Wednesday 25 January 2012

Press Here

I went to visit John Easson in Coupar Angus last week. John runs a museum of printmaking, displaying presses, type, typecasting machines and many sundries that he has collected over a lifetime’s interest in printmaking and through a career that covered the transition from traditional letterpress through to desk top publishing and laser jets. He also published poetry books and pamphlets through his Quarto Press.

See www.coupar-angus.org/Groupshtm/presshere.htm

I’m planning to produce an edition of prints combining a poem with a linocut illustration and I wanted to talk to John about how to do it. I want the text to be printed ‘properly’ with type and through a press. John took me through his font book so I could choose the right font to suit my work. He has an impressive collection of fonts but you need a lot of type to set a page of text, not to mention all the spacers and packing that ensures the text sits in the right place on the page.

All those type trays take up space, if you can get them, which is not so easy nowadays. I guess there are still old printers with sheds full of type and type bits but there aren’t as many as there were. Ebay has done its bit to create a market but you can’t predict what’ll come up, or how much it’ll cost. Specialist makers of all the fiddly bits traditional typesetting needs are a rare breed now and there are so many bits that it’s probably impossible to get everything now. It’s sad to see such an important industry die so completely but, as John pointed out, it’s all those fiddly bits and specialised, often tedious, jobs that have helped kill it. John told me about someone he knew in Coupar Angus who’d spent a career setting up lines for accounts ledgers. There must be plenty of former printers who don’t have much nostalgia for jobs like that. Modern letterpress may be printed in the old way with inked blocks in a press but the blocks can be cast from computer generated designs. In that way the need for fiddling about with all those bits is much reduced. But some fiddly work is fine if you like that sort of thing. Thankfully for me, John is happy to typeset my fourteen lines of poetry, so I can go back to Coupar Angus and print my linocut, once I’ve cut it.

Tuesday 17 January 2012

Persistence Works, hopefully




I went to visit my friend Heather Dewick in her workshop in Sheffield in the Persistence Works, aka The Art Space. It’s very Heather, full of interesting looking clutter and useful stuff for bookbinders, presses, a guillotine, trays of type, all kinds of paper, leather and fabrics, and a great view over Sheffield city centre. I was at school with Heather and she was interested in old books and poking about in thrift shops for treasures even then, and she would always find stuff I’d miss. She puts her treasures to good use. Many of her books are bound with re-used materials including Ladybird books, tea towels (from kitsch kittens to a present from Chester) and old maps. I’ve always coveted Heather’s books, they’re beautifully made, witty and she has a great sense of colour and design so they are lovely to look at and to hold for writing and reading.

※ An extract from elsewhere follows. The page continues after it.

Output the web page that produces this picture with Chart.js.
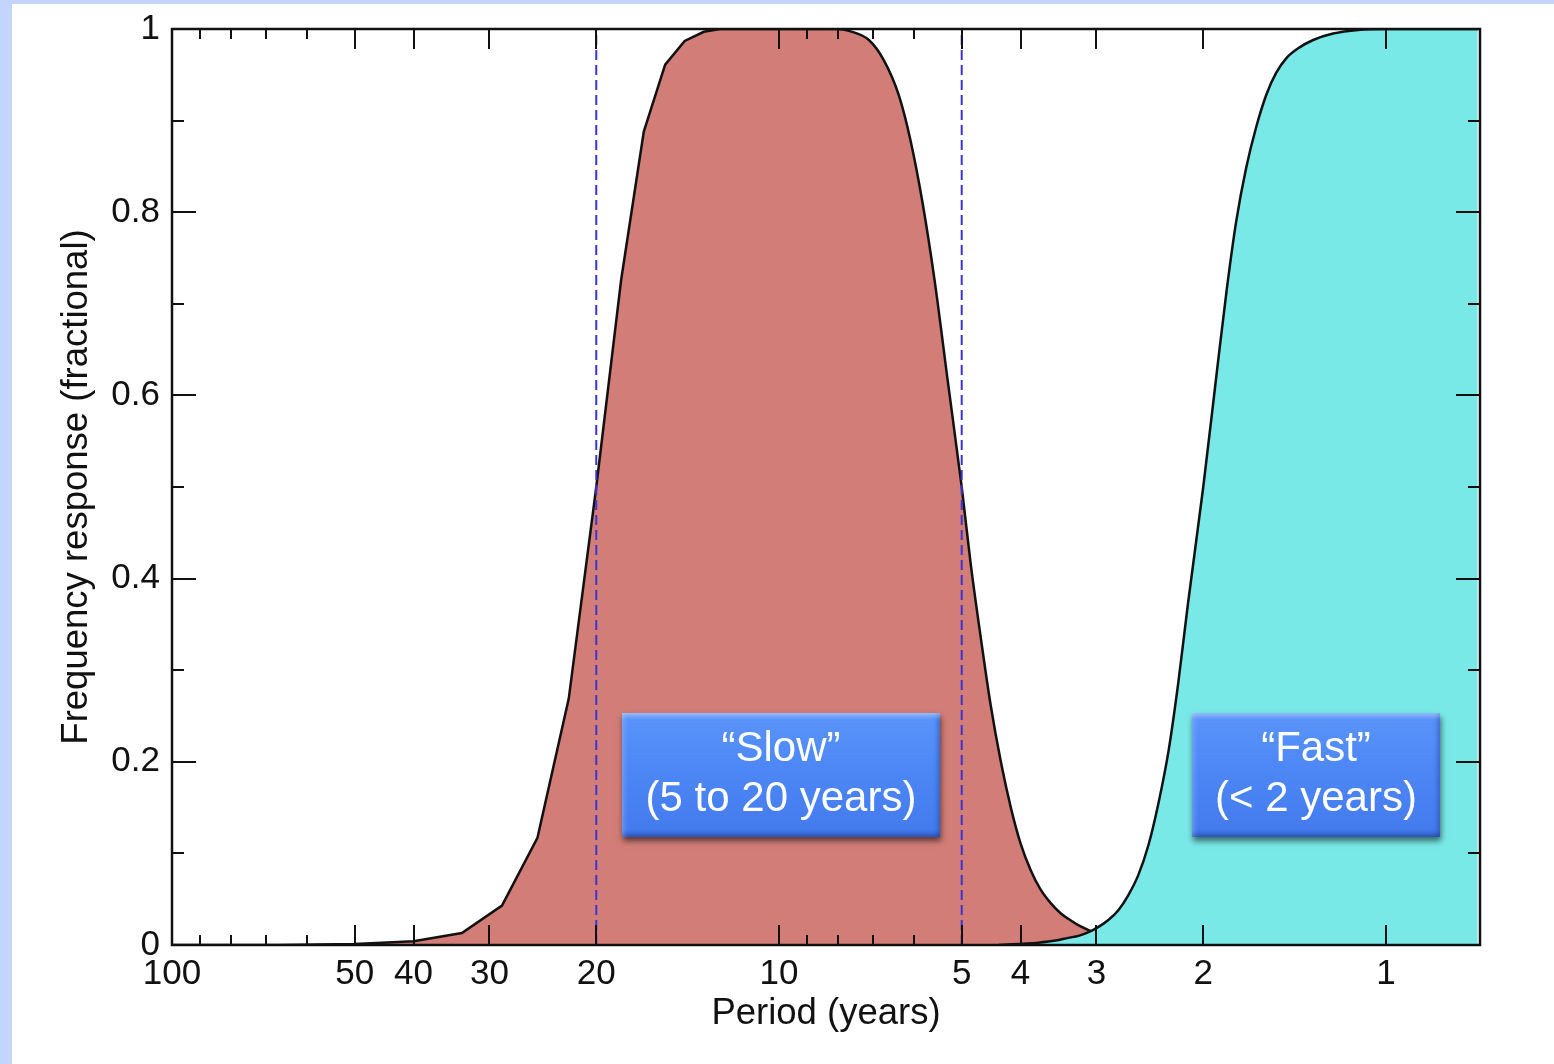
<!DOCTYPE html>
<html>
<head>
<meta charset="utf-8">
<script src="https://cdn.jsdelivr.net/npm/chart.js@4"></script>
<style>
  html, body { margin: 0; padding: 0; }
  body { width: 1554px; height: 1064px; background: #c4d5fb; position: relative; overflow: hidden;
         font-family: "Liberation Sans", Arial, sans-serif; }
  #sheet { position: absolute; left: 12px; top: 4px; right: 0; bottom: 0; background: #fff; }
  #plot { position: absolute; left: 0; top: 0; }
  .tag {
    position: absolute; box-sizing: border-box; padding-top: 9px;
    color: #fff; font-size: 42px; line-height: 50px; text-align: center; white-space: nowrap;
    background: linear-gradient(to bottom, #5a94fa 0%, #4d87f5 45%, #437aed 100%);
    box-shadow:
      inset 0 6px 5px -3px rgba(200, 222, 255, 0.6),
      inset 5px 0 5px -3px rgba(180, 205, 255, 0.4),
      inset -5px 0 5px -3px rgba(20, 40, 120, 0.4),
      inset 0 -6px 5px -3px rgba(20, 40, 120, 0.5),
      1px 4px 6px rgba(0, 0, 0, 0.55);
  }
</style>
</head>
<body>
<div id="sheet"></div>
<canvas id="plot" width="1554" height="1064"></canvas>
<div class="tag" style="left:622px; top:713px; width:318px; height:124px;">&ldquo;Slow&rdquo;<br>(5 to 20 years)</div>
<div class="tag" style="left:1192px; top:713px; width:248px; height:124px;">&ldquo;Fast&rdquo;<br>(&lt; 2 years)</div>

<script>
const FONT = '"Liberation Sans", Arial, sans-serif';
const INK = '#111';
const SLOW_FILL = '#d27d78';
const FAST_FILL = '#79e9e8';
const CUTOFF_COLOR = '#3a35d0';

// band-pass, long-period side (coarse samples, straight segments)
const SLOW_RISE_PERIOD = [100, 66.7, 50, 40, 33.3, 28.6, 25, 22.2, 20, 18.2, 16.7, 15.4, 14.3, 13.3, 12.5, 8.0];
const SLOW_RISE_RESP   = [0, 0, 0.001, 0.004, 0.013, 0.043, 0.117, 0.269, 0.5, 0.726, 0.888, 0.961, 0.987, 0.997, 1.0, 1.0];

// band-pass, short-period side (smooth)
const SLOW_FALL_PERIOD = [12.5, 8.0, 7.67, 7.11, 6.72, 6.35, 6.07, 5.80, 5.54, 5.27, 5.0, 4.83, 4.65, 4.48, 4.31, 4.15, 4.0, 3.85, 3.71, 3.57, 3.44, 3.31, 3.19, 3.07, 2.95, 2.74, 2.46];
const SLOW_FALL_RESP   = [1.0, 1.0, 0.998, 0.988, 0.966, 0.928, 0.878, 0.81, 0.725, 0.615, 0.5, 0.415, 0.335, 0.262, 0.2, 0.15, 0.111, 0.082, 0.061, 0.046, 0.035, 0.027, 0.0205, 0.0155, 0.0115, 0.005, 0.001];

// high-pass ("fast")
const FAST_PERIOD = [4.35, 3.74, 3.60, 3.46, 3.34, 3.21, 3.09, 2.98, 2.87, 2.76, 2.66, 2.56, 2.46, 2.37, 2.28, 2.20, 2.12, 2.0,
                     1.90, 1.83, 1.765, 1.70, 1.636, 1.575, 1.517, 1.46, 1.395, 1.318, 1.222, 1.112, 1.0, 0.706];
const FAST_RESP   = [0, 0.0025, 0.0037, 0.0055, 0.0078, 0.010, 0.014, 0.0195, 0.027, 0.038, 0.054, 0.076, 0.11, 0.155, 0.213, 0.285, 0.372, 0.5,
                     0.625, 0.715, 0.79, 0.848, 0.893, 0.928, 0.952, 0.968, 0.979, 0.988, 0.995, 0.999, 1.0, 1.0];

// cut-off periods of the slow band
const CUTOFF_PERIODS = [20, 5];

const X_LABELS      = [100, 50, 40, 30, 20, 10, 5, 4, 3, 2, 1];
const X_MAJOR_TICKS = [50, 40, 30, 20, 10, 5, 4, 3, 2, 1];
const X_MINOR_TICKS = [90, 80, 70, 60, 9, 8, 7, 6];
const Y_MAJOR_TICKS = [0.2, 0.4, 0.6, 0.8];
const Y_MINOR_TICKS = [0.1, 0.3, 0.5, 0.7, 0.9];

const pts = (xs, ys) => xs.map((p, i) => ({ x: p, y: ys[i] }));

// box around the plot with inward tick marks on all four sides
const frameTicks = {
  id: 'frameTicks',
  afterDatasetsDraw(chart) {
    const { ctx, chartArea: a, scales: { x, y } } = chart;
    ctx.save();
    ctx.strokeStyle = INK;
    ctx.lineWidth = 2;
    ctx.beginPath();
    const xt = (vals, len) => vals.forEach(v => {
      const px = Math.round(x.getPixelForValue(v));
      ctx.moveTo(px, a.bottom); ctx.lineTo(px, a.bottom - len);
      ctx.moveTo(px, a.top);    ctx.lineTo(px, a.top + len);
    });
    const yt = (vals, len) => vals.forEach(v => {
      const py = Math.round(y.getPixelForValue(v));
      ctx.moveTo(a.left, py);  ctx.lineTo(a.left + len, py);
      ctx.moveTo(a.right, py); ctx.lineTo(a.right - len, py);
    });
    xt(X_MAJOR_TICKS, 20);
    xt(X_MINOR_TICKS, 10);
    yt(Y_MAJOR_TICKS, 24);
    yt(Y_MINOR_TICKS, 12);
    ctx.stroke();
    ctx.lineWidth = 2.5;
    ctx.strokeRect(a.left, a.top, a.right - a.left, a.bottom - a.top);
    ctx.restore();
  }
};

const curve = (data, fill, smooth, order) => ({
  data, order,
  borderColor: INK, borderWidth: 2.5,
  backgroundColor: fill, fill: 'origin',
  pointRadius: 0, tension: 0,
  cubicInterpolationMode: smooth ? 'monotone' : 'default',
});

const datasets = [
  ...CUTOFF_PERIODS.map(p => ({
    data: [{ x: p, y: 0 }, { x: p, y: 1 }],
    order: 0,
    borderColor: CUTOFF_COLOR, borderWidth: 2, borderDash: [10, 5],
    pointRadius: 0, fill: false,
  })),
  curve(pts(FAST_PERIOD, FAST_RESP), FAST_FILL, true, 1),
  curve(pts(SLOW_FALL_PERIOD, SLOW_FALL_RESP), SLOW_FILL, true, 2),
  curve(pts(SLOW_RISE_PERIOD, SLOW_RISE_RESP), SLOW_FILL, false, 3),
];

new Chart(document.getElementById('plot'), {
  type: 'line',
  data: { datasets },
  options: {
    responsive: false,
    animation: false,
    devicePixelRatio: 1,
    layout: { padding: { top: 29, right: 74, left: 0, bottom: 0 } },
    plugins: { legend: { display: false }, tooltip: { enabled: false } },
    scales: {
      x: {
        type: 'logarithmic',
        reverse: true,
        min: 0.706,
        max: 100,
        grid: { display: false, drawTicks: false },
        border: { display: false },
        afterBuildTicks: s => { s.ticks = X_LABELS.map(v => ({ value: v })); },
        afterFit: s => { s.height = 119; },
        ticks: {
          autoSkip: false, maxRotation: 0, padding: 8,
          font: { family: FONT, size: 35 }, color: INK,
          callback: v => String(v),
        },
        title: {
          display: true, text: 'Period (years)',
          font: { family: FONT, size: 36.5 }, color: INK,
          padding: { top: 0, bottom: 28 },
        },
      },
      y: {
        type: 'linear',
        min: 0,
        max: 1,
        grid: { display: false, drawTicks: false },
        border: { display: false },
        afterFit: s => { s.width = 172; s.paddingTop = 0; s.paddingBottom = 0; },
        ticks: {
          stepSize: 0.2, padding: 12,
          font: { family: FONT, size: 35 }, color: INK,
          callback: v => String(Math.round(v * 10) / 10),
        },
        title: {
          display: true, text: 'Frequency response (fractional)',
          font: { family: FONT, size: 36.5 }, color: INK,
          padding: { top: 55, bottom: 0 },
        },
      },
    },
  },
  plugins: [frameTicks],
});
</script>
</body>
</html>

Like most craftspeople she’s not rich from what she does, despite her great skill and commitment to it. In an age of stuff, much of it mass produced in China, the onus is on makers to sell themselves as part of the things they make. That’s a lot to ask I think so one of the things I’d like to do with this blog is to help them plug their skills and products, because we need people who can make things, however unassuming they may seem.